Charts and diagrams as code
***

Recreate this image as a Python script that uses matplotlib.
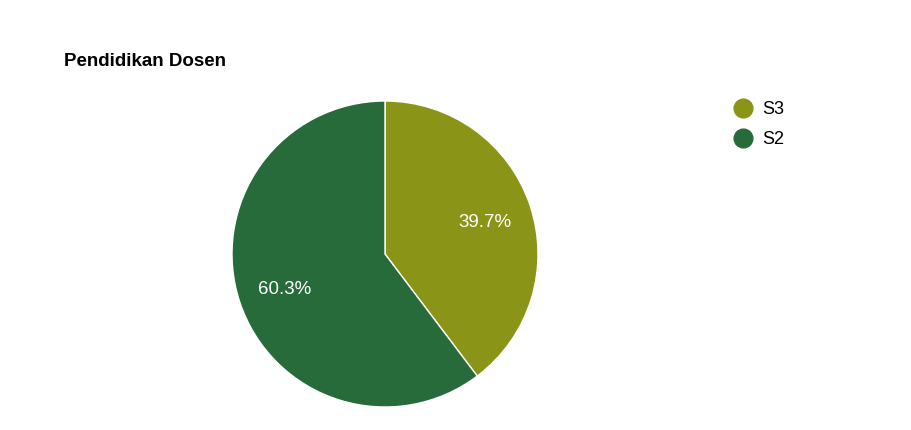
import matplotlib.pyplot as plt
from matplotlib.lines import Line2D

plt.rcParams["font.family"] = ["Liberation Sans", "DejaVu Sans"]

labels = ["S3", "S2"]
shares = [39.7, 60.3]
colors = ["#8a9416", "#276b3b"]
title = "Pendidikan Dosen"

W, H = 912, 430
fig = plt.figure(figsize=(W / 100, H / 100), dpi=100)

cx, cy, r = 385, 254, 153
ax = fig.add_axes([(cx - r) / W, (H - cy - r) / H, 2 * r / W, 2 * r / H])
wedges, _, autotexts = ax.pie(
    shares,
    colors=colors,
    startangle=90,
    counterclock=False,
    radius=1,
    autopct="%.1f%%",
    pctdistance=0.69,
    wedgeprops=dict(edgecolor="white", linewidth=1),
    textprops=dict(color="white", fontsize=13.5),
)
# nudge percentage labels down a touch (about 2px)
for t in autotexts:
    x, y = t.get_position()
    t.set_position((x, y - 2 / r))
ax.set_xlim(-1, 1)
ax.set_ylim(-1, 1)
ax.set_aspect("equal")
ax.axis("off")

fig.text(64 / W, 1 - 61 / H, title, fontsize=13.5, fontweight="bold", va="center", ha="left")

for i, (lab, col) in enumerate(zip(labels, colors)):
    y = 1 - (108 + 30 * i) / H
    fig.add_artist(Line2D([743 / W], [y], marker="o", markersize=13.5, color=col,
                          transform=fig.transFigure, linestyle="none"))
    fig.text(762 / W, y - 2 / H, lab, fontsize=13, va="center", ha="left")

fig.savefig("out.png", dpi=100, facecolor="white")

***

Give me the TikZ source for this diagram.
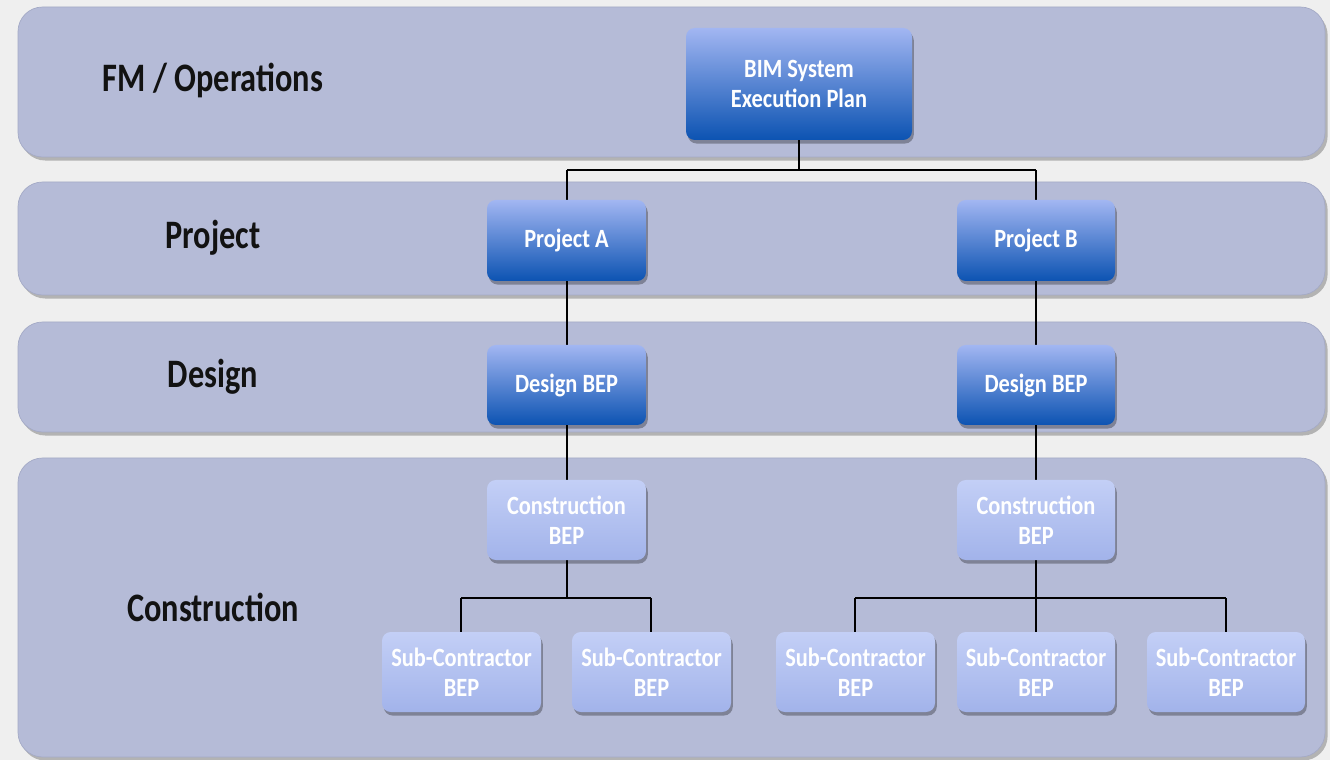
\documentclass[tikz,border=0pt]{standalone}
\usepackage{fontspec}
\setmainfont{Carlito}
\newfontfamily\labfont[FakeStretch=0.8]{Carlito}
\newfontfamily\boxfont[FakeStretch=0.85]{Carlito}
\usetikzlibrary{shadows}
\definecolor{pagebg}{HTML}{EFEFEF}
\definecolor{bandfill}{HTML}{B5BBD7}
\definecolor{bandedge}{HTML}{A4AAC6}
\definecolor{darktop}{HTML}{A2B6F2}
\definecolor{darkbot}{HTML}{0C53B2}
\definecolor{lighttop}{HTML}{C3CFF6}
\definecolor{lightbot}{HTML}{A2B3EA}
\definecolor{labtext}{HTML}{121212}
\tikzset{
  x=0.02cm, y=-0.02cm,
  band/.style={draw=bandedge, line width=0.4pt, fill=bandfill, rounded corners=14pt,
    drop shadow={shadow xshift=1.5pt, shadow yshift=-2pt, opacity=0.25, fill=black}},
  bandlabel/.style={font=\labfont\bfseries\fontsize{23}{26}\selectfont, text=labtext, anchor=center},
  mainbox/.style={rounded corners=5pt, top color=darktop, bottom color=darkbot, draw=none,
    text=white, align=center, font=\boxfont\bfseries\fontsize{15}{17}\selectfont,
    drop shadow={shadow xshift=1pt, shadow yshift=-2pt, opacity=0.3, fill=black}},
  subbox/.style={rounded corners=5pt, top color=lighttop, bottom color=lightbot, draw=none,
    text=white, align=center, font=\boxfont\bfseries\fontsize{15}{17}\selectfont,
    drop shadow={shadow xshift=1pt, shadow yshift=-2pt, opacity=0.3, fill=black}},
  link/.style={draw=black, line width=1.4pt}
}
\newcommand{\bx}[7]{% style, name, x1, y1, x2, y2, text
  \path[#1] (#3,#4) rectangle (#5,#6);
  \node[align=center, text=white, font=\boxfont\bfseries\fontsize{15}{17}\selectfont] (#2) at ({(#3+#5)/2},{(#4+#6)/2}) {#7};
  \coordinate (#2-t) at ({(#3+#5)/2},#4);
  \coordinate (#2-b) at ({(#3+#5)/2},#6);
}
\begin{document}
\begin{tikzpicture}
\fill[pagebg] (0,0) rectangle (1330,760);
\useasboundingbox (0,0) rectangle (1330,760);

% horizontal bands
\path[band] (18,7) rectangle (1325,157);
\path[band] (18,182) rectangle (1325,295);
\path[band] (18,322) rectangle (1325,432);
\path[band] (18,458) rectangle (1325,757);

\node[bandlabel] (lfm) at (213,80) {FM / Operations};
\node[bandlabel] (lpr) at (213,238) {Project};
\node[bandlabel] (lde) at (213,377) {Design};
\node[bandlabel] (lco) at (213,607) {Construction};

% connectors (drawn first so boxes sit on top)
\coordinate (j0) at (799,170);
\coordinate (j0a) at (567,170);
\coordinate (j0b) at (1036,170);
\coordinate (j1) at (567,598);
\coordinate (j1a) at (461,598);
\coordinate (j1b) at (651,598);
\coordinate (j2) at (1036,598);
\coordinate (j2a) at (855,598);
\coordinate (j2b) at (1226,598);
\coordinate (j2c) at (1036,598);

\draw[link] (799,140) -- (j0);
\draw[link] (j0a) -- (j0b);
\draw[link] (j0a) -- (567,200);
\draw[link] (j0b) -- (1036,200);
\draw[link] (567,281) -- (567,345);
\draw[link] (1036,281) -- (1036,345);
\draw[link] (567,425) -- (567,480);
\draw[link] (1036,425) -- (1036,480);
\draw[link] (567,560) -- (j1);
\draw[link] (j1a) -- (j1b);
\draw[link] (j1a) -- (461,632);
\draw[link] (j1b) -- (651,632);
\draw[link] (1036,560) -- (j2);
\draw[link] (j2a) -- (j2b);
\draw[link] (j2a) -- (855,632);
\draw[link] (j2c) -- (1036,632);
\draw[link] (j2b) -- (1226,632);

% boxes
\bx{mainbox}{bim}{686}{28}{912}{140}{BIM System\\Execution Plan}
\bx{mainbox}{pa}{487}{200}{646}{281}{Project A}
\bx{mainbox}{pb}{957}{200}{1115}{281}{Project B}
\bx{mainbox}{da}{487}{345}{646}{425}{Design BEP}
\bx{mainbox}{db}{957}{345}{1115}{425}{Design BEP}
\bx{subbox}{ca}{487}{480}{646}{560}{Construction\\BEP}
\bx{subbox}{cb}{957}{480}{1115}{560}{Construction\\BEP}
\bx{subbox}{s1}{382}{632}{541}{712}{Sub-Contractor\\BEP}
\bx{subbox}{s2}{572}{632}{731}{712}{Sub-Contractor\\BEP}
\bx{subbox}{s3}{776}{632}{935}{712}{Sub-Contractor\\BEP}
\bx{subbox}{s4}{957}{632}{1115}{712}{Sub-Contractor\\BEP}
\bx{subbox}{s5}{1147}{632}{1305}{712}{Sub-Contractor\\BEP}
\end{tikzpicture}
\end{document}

***

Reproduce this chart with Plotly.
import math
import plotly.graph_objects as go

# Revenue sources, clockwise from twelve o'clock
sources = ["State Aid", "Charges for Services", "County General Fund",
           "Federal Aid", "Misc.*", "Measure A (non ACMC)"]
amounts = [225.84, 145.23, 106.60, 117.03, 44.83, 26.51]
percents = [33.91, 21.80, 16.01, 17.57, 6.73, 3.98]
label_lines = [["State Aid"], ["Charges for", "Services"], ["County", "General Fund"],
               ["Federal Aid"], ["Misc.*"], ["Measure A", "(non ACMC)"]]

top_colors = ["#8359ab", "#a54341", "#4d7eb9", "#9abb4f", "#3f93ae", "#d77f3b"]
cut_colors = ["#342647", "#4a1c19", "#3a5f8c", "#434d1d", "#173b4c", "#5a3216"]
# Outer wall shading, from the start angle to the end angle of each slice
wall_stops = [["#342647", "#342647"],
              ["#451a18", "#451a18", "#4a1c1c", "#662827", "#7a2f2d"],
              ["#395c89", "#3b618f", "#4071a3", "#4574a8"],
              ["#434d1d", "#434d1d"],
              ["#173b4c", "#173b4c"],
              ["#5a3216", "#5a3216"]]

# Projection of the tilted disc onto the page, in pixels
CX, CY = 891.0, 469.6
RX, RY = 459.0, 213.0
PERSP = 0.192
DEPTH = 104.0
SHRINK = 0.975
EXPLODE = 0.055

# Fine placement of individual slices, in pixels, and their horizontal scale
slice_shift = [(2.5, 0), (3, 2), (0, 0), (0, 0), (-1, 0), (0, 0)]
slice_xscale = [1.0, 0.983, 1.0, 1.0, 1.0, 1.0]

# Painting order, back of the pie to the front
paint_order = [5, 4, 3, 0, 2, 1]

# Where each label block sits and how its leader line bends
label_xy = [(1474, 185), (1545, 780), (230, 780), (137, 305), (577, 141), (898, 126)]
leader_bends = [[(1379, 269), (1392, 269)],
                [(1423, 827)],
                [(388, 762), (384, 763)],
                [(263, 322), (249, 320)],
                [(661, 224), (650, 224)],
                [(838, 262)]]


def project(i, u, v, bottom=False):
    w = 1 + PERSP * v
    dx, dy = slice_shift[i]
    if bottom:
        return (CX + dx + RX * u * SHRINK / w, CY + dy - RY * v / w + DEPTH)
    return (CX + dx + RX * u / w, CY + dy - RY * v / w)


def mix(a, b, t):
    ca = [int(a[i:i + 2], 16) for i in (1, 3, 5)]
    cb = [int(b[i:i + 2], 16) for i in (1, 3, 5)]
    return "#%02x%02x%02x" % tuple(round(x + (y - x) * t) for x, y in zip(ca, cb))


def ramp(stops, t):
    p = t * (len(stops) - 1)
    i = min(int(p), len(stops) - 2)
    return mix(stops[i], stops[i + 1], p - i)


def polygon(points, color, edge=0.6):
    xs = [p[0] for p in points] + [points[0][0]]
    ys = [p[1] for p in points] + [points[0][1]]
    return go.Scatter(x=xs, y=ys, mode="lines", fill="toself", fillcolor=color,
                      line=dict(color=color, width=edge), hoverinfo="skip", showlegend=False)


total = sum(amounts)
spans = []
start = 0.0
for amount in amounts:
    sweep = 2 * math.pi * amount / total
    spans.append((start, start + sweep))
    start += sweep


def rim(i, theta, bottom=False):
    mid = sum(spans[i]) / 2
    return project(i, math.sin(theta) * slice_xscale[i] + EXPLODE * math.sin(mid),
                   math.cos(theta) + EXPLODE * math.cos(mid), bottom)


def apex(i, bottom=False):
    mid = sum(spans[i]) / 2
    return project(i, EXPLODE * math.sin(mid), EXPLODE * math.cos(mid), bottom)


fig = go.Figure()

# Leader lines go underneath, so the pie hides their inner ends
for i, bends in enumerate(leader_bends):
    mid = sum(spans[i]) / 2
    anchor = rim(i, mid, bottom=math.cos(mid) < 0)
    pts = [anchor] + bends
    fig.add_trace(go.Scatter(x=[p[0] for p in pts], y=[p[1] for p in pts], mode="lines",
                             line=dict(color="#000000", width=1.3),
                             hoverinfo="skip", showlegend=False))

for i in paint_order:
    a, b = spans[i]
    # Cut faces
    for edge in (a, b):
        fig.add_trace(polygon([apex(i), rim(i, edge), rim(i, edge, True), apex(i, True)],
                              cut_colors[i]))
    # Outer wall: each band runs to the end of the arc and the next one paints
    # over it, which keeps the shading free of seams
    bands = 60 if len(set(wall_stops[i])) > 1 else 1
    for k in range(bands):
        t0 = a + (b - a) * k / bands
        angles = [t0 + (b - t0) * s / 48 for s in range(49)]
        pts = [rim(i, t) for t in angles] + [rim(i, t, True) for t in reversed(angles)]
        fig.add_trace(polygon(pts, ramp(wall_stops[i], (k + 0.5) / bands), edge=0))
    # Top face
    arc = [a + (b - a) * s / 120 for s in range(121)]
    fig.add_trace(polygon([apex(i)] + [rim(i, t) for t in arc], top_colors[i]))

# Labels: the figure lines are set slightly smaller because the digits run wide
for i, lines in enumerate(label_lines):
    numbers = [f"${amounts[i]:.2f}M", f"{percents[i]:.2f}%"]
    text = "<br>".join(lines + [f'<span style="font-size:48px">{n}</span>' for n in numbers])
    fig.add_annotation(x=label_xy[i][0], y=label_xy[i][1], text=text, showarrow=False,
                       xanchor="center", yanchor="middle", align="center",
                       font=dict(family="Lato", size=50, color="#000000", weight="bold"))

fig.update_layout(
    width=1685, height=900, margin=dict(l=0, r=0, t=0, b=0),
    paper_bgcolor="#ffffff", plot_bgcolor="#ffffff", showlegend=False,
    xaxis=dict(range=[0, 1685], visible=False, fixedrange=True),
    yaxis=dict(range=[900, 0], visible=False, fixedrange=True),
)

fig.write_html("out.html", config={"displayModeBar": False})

***

## Task instructions
Starting at the line containing "Recreate this image" and ending at the line containing "fig = plt.figure(figsize=(W", copy those lines exactly, both included, and nothing more. Leave out any picture.

## Solution for this task
Recreate this image as a Python script that uses matplotlib.
import matplotlib.pyplot as plt
from matplotlib.lines import Line2D

plt.rcParams["font.family"] = ["Liberation Sans", "DejaVu Sans"]

labels = ["S3", "S2"]
shares = [39.7, 60.3]
colors = ["#8a9416", "#276b3b"]
title = "Pendidikan Dosen"

W, H = 912, 430
fig = plt.figure(figsize=(W / 100, H / 100), dpi=100)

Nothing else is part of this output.